EXERCISE DIRECTIONS: Each line of the material below should be reproduced exactly.
#### GIVEN MATERIAL
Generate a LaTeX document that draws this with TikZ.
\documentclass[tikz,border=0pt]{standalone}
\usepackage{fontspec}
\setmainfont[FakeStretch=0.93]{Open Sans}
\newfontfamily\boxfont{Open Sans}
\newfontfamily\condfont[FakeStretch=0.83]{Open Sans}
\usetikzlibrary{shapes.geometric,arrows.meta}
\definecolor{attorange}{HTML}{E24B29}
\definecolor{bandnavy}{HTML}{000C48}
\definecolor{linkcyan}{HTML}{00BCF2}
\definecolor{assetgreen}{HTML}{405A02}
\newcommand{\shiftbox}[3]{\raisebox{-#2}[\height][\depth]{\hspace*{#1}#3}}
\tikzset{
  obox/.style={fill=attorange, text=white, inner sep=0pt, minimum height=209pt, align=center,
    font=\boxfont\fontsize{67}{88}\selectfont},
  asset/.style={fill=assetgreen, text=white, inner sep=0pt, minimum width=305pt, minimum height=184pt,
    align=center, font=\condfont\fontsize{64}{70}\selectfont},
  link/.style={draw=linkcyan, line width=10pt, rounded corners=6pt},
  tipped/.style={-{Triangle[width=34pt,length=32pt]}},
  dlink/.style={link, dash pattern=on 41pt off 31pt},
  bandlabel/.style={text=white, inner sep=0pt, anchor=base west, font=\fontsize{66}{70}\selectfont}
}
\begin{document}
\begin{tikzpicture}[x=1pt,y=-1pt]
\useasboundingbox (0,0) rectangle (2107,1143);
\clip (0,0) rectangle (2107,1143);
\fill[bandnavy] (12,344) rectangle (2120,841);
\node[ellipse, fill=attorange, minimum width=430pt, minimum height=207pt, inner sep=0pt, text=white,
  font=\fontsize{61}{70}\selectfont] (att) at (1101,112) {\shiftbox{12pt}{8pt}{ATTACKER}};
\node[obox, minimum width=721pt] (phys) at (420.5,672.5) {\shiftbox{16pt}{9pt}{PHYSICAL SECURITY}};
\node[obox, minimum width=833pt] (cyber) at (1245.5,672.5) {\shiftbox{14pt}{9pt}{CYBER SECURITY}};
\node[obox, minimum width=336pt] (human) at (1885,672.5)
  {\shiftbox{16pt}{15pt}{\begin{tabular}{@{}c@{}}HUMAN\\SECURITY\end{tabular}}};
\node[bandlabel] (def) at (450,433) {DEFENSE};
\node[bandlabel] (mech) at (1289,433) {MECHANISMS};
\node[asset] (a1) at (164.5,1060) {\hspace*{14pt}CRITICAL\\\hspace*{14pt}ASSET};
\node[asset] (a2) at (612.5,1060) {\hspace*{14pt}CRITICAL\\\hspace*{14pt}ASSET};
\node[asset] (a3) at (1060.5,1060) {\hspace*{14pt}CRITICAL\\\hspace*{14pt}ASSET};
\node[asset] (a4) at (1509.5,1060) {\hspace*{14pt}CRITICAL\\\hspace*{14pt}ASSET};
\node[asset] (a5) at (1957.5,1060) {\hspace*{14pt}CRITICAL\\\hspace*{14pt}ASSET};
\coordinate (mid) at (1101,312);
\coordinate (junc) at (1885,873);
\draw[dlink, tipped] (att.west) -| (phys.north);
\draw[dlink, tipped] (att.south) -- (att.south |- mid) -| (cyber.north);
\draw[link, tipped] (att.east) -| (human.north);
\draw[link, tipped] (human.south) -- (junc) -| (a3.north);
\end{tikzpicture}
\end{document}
########
WORKED SOLUTION:
Generate a LaTeX document that draws this with TikZ.
\documentclass[tikz,border=0pt]{standalone}
\usepackage{fontspec}
\setmainfont[FakeStretch=0.93]{Open Sans}
\newfontfamily\boxfont{Open Sans}
\newfontfamily\condfont[FakeStretch=0.83]{Open Sans}
\usetikzlibrary{shapes.geometric,arrows.meta}
\definecolor{attorange}{HTML}{E24B29}
\definecolor{bandnavy}{HTML}{000C48}
\definecolor{linkcyan}{HTML}{00BCF2}
\definecolor{assetgreen}{HTML}{405A02}
\newcommand{\shiftbox}[3]{\raisebox{-#2}[\height][\depth]{\hspace*{#1}#3}}
\tikzset{
  obox/.style={fill=attorange, text=white, inner sep=0pt, minimum height=209pt, align=center,
    font=\boxfont\fontsize{67}{88}\selectfont},
  asset/.style={fill=assetgreen, text=white, inner sep=0pt, minimum width=305pt, minimum height=184pt,
    align=center, font=\condfont\fontsize{64}{70}\selectfont},
  link/.style={draw=linkcyan, line width=10pt, rounded corners=6pt},
  tipped/.style={-{Triangle[width=34pt,length=32pt]}},
  dlink/.style={link, dash pattern=on 41pt off 31pt},
  bandlabel/.style={text=white, inner sep=0pt, anchor=base west, font=\fontsize{66}{70}\selectfont}
}
\begin{document}
\begin{tikzpicture}[x=1pt,y=-1pt]
\useasboundingbox (0,0) rectangle (2107,1143);
\clip (0,0) rectangle (2107,1143);
\fill[bandnavy] (12,344) rectangle (2120,841);
\node[ellipse, fill=attorange, minimum width=430pt, minimum height=207pt, inner sep=0pt, text=white,
  font=\fontsize{61}{70}\selectfont] (att) at (1101,112) {\shiftbox{12pt}{8pt}{ATTACKER}};
\node[obox, minimum width=721pt] (phys) at (420.5,672.5) {\shiftbox{16pt}{9pt}{PHYSICAL SECURITY}};
\node[obox, minimum width=833pt] (cyber) at (1245.5,672.5) {\shiftbox{14pt}{9pt}{CYBER SECURITY}};
\node[obox, minimum width=336pt] (human) at (1885,672.5)
  {\shiftbox{16pt}{15pt}{\begin{tabular}{@{}c@{}}HUMAN\\SECURITY\end{tabular}}};
\node[bandlabel] (def) at (450,433) {DEFENSE};
\node[bandlabel] (mech) at (1289,433) {MECHANISMS};
\node[asset] (a1) at (164.5,1060) {\hspace*{14pt}CRITICAL\\\hspace*{14pt}ASSET};
\node[asset] (a2) at (612.5,1060) {\hspace*{14pt}CRITICAL\\\hspace*{14pt}ASSET};
\node[asset] (a3) at (1060.5,1060) {\hspace*{14pt}CRITICAL\\\hspace*{14pt}ASSET};
\node[asset] (a4) at (1509.5,1060) {\hspace*{14pt}CRITICAL\\\hspace*{14pt}ASSET};
\node[asset] (a5) at (1957.5,1060) {\hspace*{14pt}CRITICAL\\\hspace*{14pt}ASSET};
\coordinate (mid) at (1101,312);
\coordinate (junc) at (1885,873);
\draw[dlink, tipped] (att.west) -| (phys.north);
\draw[dlink, tipped] (att.south) -- (att.south |- mid) -| (cyber.north);
\draw[link, tipped] (att.east) -| (human.north);
\draw[link, tipped] (human.south) -- (junc) -| (a3.north);
\end{tikzpicture}
\end{document}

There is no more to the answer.